Every year, America’s farmers do something incredible: they nurture a small seed or sprout until harvest in order to provide all of us with an affordable supply of food.
For sugarbeet growers, a sugarbeet seed is not only the starting point for the production of sugar, but is also an important part of sugar’s sustainability story.
Idaho sugarbeet grower Liz Bingham knows the immense power that a tiny sugarbeet seed holds.
Originally from Wisconsin, Liz now farms alongside her husband Cody on their family farm in south central Idaho. As a farmer, and a mom of four, she is passionate about creating a more sustainable future.
The introduction of bioengineered sugarbeets has helped the Binghams produce a sustainable, safe, affordable and reliable crop by giving them a tool to reduce weeds while using less herbicides.
“[The sugarbeet] is no longer competing for sunlight from weeds, and also space and water, so the beet is growing in just about as ideal of conditions as we can get for the soil that we have,” Liz said.
For the Bingham family – and sugarbeet growers across the country – bioengineered sugarbeet seeds are an incredible advancement. And indispensable to their farming operation.
“If you were to now go to a farmer that has sugarbeets on their farm and say ‘Look, we are going to now give you only conventional beets and go back to the old system,’ it would be the equivalent of taking a smartphone out of our hands and handing us a rotary phone,” Liz explained.
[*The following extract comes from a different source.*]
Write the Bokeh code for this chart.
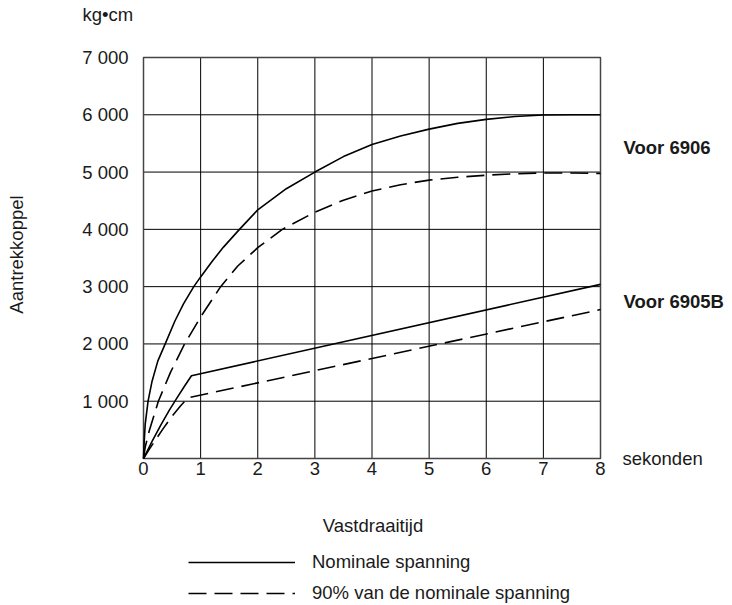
from bokeh.plotting import figure
from bokeh.models import Range1d, FixedTicker, Label, Legend, LegendItem
from bokeh.embed import file_html
from bokeh.resources import INLINE
import math

# Tightening torque (kg*cm) against tightening time (s)
x_ticks = [0, 1, 2, 3, 4, 5, 6, 7, 8]
y_ticks = [1000, 2000, 3000, 4000, 5000, 6000, 7000]
y_tick_labels = ["1 000", "2 000", "3 000", "4 000", "5 000", "6 000", "7 000"]

# Model 6906, nominal voltage
t_6906_nom = [0, 0.01, 0.03, 0.08, 0.15, 0.25, 0.38, 0.55, 0.7, 0.88, 1.0, 1.2, 1.4,
              1.68, 2.0, 2.5, 3.0, 3.5, 4.0, 4.5, 5.0, 5.5, 6.0, 6.5, 7.0, 7.5, 8.0]
m_6906_nom = [0, 250, 600, 1000, 1350, 1700, 2000, 2400, 2700, 3000, 3170, 3440, 3690,
              4000, 4340, 4710, 5000, 5270, 5480, 5630, 5750, 5850, 5920, 5970, 5995, 6000, 6000]

# Model 6906, 90% of nominal voltage
t_6906_90 = [0, 0.03, 0.1, 0.26, 0.47, 0.72, 1.0, 1.35, 1.65, 2.0, 2.43, 3.0, 3.5, 4.0,
             4.5, 5.0, 5.5, 6.0, 6.5, 7.0, 7.5, 8.0]
m_6906_90 = [0, 200, 480, 1000, 1500, 2000, 2470, 3000, 3360, 3680, 4000, 4300, 4510, 4670,
             4780, 4860, 4910, 4945, 4970, 4985, 4985, 4975]

# Model 6905B, nominal voltage
t_6905b_nom = [0, 0.15, 0.3, 0.45, 0.6, 0.72, 0.84, 8.0]
m_6905b_nom = [0, 300, 580, 840, 1080, 1265, 1445, 3040]

# Model 6905B, 90% of nominal voltage
t_6905b_90 = [0, 0.1, 0.2, 0.35, 0.5, 0.65, 0.78, 8.0]
m_6905b_90 = [0, 160, 310, 530, 740, 920, 1060, 2600]

FONT = "Liberation Sans"
INK = "#1a1a1a"
FS = "18.5px"
W, H = 732, 605

# pixel box of the plotting area inside the canvas
PX_L, PX_R, PX_T, PX_B = 143, 600, 57, 458
X_MAX, Y_MAX = x_ticks[-1], y_ticks[-1]


def dx(px):
    return (px - PX_L) / (PX_R - PX_L) * X_MAX


def dy(py):
    return (PX_B - py) / (PX_B - PX_T) * Y_MAX


# the frame fills the whole canvas; the axes are pinned at x=0 / y=0
p = figure(width=W, height=H,
           x_range=Range1d(dx(0), dx(W)), y_range=Range1d(dy(H), dy(0)),
           output_backend="svg", toolbar_location=None,
           min_border=0, min_border_left=0, min_border_right=0,
           min_border_top=0, min_border_bottom=0)
p.background_fill_color = "white"
p.border_fill_color = "white"
p.outline_line_color = None
p.xgrid.visible = False
p.ygrid.visible = False

p.xaxis.ticker = FixedTicker(ticks=x_ticks)
p.yaxis.ticker = FixedTicker(ticks=y_ticks)
p.yaxis.major_label_overrides = {t: s for t, s in zip(y_ticks, y_tick_labels)}
p.xaxis.fixed_location = 0
p.yaxis.fixed_location = 0
p.xaxis.bounds = (0, X_MAX)
p.yaxis.bounds = (0, Y_MAX)
for ax in (p.xaxis, p.yaxis):
    ax.axis_line_color = None
    ax.major_tick_line_color = None
    ax.minor_tick_line_color = None
    ax.major_tick_out = 0
    ax.major_tick_in = 0
    ax.minor_tick_out = 0
    ax.minor_tick_in = 0
    ax.major_label_text_font = FONT
    ax.major_label_text_font_size = FS
    ax.major_label_text_color = INK
p.xaxis.major_label_standoff = 3
p.yaxis.major_label_standoff = 15

# grid lines at every tick, bounded to the chart box
h_lines = [0] + y_ticks
p.segment(x0=x_ticks, y0=[0] * len(x_ticks), x1=x_ticks, y1=[Y_MAX] * len(x_ticks),
          line_color="black", line_width=1)
p.segment(x0=[0] * len(h_lines), y0=h_lines, x1=[X_MAX] * len(h_lines), y1=h_lines,
          line_color="black", line_width=1)
p.quad(left=[0], right=[X_MAX], bottom=[0], top=[Y_MAX], fill_color=None,
       line_color="#444444", line_width=1.5)

DASH = "18 8"
r_nom = p.line(t_6906_nom, m_6906_nom, line_color="black", line_width=1.6)
r_90 = p.line(t_6906_90, m_6906_90, line_color="black", line_width=1.6, line_dash=DASH)
p.line(t_6905b_nom, m_6905b_nom, line_color="black", line_width=1.6)
p.line(t_6905b_90, m_6905b_90, line_color="black", line_width=1.6, line_dash=DASH)


def add_text(text, px, py, align="left", baseline="middle", bold=False, angle=0.0):
    p.add_layout(Label(x=dx(px), y=dy(py), text=text, text_font=FONT, text_font_size=FS,
                       text_color=INK, text_align=align, text_baseline=baseline,
                       text_font_style="bold" if bold else "normal", angle=angle))


add_text("kg•cm", 82, 14)
add_text("sekonden", 622, 458, baseline="alphabetic")
add_text("Vastdraaitijd", 372.5, 525, align="center", baseline="alphabetic")
add_text("Aantrekkoppel", 16, 254, align="center", angle=math.pi / 2)
add_text("Voor 6906", 623, 147, baseline="alphabetic", bold=True)
add_text("Voor 6905B", 623, 300.5, baseline="alphabetic", bold=True)

legend = Legend(items=[LegendItem(label="Nominale spanning", renderers=[r_nom]),
                       LegendItem(label="90% van de nominale spanning", renderers=[r_90])],
                location=(188, 1),
                orientation="vertical", glyph_width=107, glyph_height=20,
                label_height=20, label_standoff=17, spacing=9, padding=0, margin=0,
                border_line_color=None, background_fill_alpha=0,
                label_text_font=FONT, label_text_font_size=FS, label_text_color=INK)
p.add_layout(legend)

open("out.html", "w").write(file_html(p, INLINE))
The development of sugarbeet seeds takes an immense amount of technology, hard work and time. For beet seed companies, developing a new, viable variety of sugarbeet seed can take up to a decade.
Seed companies take desired traits from existing seeds to improve the sugarbeet seeds for today’s environment. The goal is better plant performance, higher yields of sugar and increased efficiency.
“Humans have always done this. We’ve taken what we’ve found available to us and we’ve adopted it to use to further our survivability and increase the productivity of the crops that we use,” said Mark Schmidt, Vice President of Sales at KWS Seeds. “That’s enabled us to thrive on our planet.”
For seed companies, researchers and farmers, science holds the answers to a more sustainable future.
From a tiny seed to the sugar on your table, we are thankful for the sugar farmers, workers and researchers who make producing #SugarSustainably possible.